━━━━━ SUPPLIED MATERIAL ━━━━━
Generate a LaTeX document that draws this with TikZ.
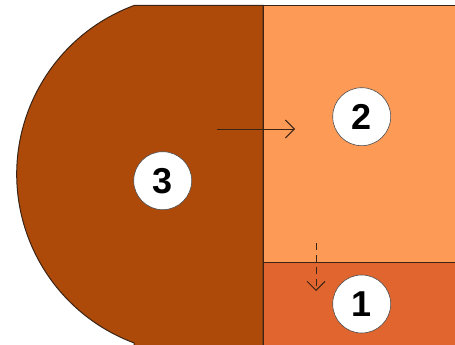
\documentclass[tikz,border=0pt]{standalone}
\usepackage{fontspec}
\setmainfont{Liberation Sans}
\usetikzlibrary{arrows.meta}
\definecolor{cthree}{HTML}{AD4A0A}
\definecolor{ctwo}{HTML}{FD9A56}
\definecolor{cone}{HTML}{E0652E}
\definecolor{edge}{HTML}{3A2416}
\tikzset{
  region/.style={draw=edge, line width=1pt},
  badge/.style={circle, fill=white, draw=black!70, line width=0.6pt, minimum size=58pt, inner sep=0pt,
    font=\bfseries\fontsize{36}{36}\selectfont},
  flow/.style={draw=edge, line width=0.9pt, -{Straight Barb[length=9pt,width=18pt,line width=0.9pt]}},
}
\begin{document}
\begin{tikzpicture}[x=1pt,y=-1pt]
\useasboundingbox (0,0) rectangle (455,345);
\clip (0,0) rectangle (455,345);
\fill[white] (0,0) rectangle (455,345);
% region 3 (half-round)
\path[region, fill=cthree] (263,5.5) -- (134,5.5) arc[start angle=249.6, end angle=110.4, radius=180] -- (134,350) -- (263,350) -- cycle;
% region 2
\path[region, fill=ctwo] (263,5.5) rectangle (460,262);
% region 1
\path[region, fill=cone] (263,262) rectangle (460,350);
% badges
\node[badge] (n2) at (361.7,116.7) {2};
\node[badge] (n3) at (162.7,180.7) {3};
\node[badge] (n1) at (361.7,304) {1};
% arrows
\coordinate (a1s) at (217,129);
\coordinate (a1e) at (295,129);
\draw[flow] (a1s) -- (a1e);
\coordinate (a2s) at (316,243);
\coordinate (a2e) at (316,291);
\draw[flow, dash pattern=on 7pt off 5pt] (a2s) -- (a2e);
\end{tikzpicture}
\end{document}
━━━━━
━━━━━ SUPPLIED MATERIAL ━━━━━
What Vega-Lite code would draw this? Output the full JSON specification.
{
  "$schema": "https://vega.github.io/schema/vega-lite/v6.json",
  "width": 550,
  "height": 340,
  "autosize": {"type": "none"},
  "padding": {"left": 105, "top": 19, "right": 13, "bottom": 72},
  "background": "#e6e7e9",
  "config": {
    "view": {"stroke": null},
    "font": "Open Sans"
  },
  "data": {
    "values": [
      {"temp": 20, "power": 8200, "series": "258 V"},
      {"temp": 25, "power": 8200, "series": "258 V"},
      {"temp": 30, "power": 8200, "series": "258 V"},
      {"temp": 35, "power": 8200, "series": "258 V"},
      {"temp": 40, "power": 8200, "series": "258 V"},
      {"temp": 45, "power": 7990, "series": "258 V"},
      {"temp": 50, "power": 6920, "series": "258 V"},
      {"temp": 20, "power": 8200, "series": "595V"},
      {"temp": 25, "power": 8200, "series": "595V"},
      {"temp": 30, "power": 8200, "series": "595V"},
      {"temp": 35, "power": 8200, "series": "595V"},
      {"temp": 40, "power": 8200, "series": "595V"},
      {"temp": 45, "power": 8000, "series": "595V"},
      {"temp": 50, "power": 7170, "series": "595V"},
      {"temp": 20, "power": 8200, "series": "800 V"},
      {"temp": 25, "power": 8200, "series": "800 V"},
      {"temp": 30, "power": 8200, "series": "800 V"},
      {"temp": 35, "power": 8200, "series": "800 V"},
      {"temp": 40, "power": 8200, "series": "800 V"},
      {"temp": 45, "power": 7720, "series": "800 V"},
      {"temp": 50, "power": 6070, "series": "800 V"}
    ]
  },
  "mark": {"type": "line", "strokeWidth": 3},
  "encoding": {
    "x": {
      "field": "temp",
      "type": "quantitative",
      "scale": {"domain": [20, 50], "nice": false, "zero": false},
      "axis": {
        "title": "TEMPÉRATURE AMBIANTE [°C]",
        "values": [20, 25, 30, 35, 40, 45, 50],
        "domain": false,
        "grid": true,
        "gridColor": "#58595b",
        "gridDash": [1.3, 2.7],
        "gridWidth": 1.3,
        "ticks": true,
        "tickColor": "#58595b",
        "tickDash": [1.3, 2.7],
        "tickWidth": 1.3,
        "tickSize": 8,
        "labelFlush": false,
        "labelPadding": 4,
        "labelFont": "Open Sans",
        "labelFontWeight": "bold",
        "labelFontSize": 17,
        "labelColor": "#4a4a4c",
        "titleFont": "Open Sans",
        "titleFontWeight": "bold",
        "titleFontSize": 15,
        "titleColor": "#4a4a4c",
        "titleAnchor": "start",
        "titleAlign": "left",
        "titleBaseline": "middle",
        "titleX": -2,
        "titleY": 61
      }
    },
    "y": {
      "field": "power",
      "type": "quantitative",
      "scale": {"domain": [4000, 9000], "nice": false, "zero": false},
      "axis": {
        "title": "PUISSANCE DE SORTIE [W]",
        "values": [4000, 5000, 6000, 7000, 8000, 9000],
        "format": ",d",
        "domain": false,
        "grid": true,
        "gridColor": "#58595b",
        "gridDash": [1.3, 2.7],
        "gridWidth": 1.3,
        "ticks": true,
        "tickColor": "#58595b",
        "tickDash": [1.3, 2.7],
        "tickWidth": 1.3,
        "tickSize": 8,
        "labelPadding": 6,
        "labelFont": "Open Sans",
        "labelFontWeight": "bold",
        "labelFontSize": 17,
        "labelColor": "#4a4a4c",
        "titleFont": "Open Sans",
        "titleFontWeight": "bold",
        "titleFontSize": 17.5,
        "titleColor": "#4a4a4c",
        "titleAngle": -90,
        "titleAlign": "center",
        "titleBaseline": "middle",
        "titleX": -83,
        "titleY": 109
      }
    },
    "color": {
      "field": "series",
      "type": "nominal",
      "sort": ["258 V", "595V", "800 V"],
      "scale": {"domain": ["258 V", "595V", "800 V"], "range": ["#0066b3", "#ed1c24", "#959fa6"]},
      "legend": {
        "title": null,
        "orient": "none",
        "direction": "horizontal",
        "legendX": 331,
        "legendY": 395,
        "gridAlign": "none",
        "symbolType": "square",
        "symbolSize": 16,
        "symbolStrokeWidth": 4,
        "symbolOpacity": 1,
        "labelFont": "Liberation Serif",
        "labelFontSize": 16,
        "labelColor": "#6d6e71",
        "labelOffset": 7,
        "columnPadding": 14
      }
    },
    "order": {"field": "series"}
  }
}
━━━━━
━━━━━ SUPPLIED MATERIAL ━━━━━
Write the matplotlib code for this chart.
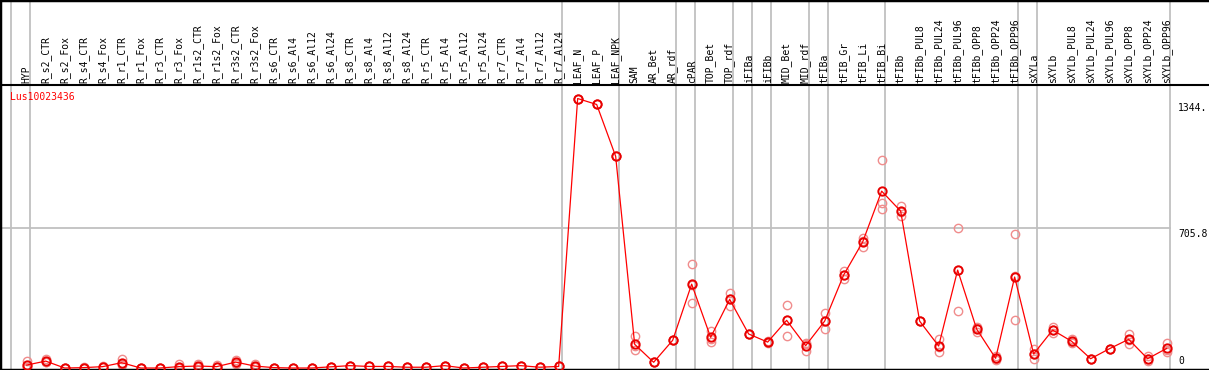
━━━━━
WHAT IS ASKED -
From the records above, report the count of lines containing "code" and nothing more.

TASK SOLUTION -
2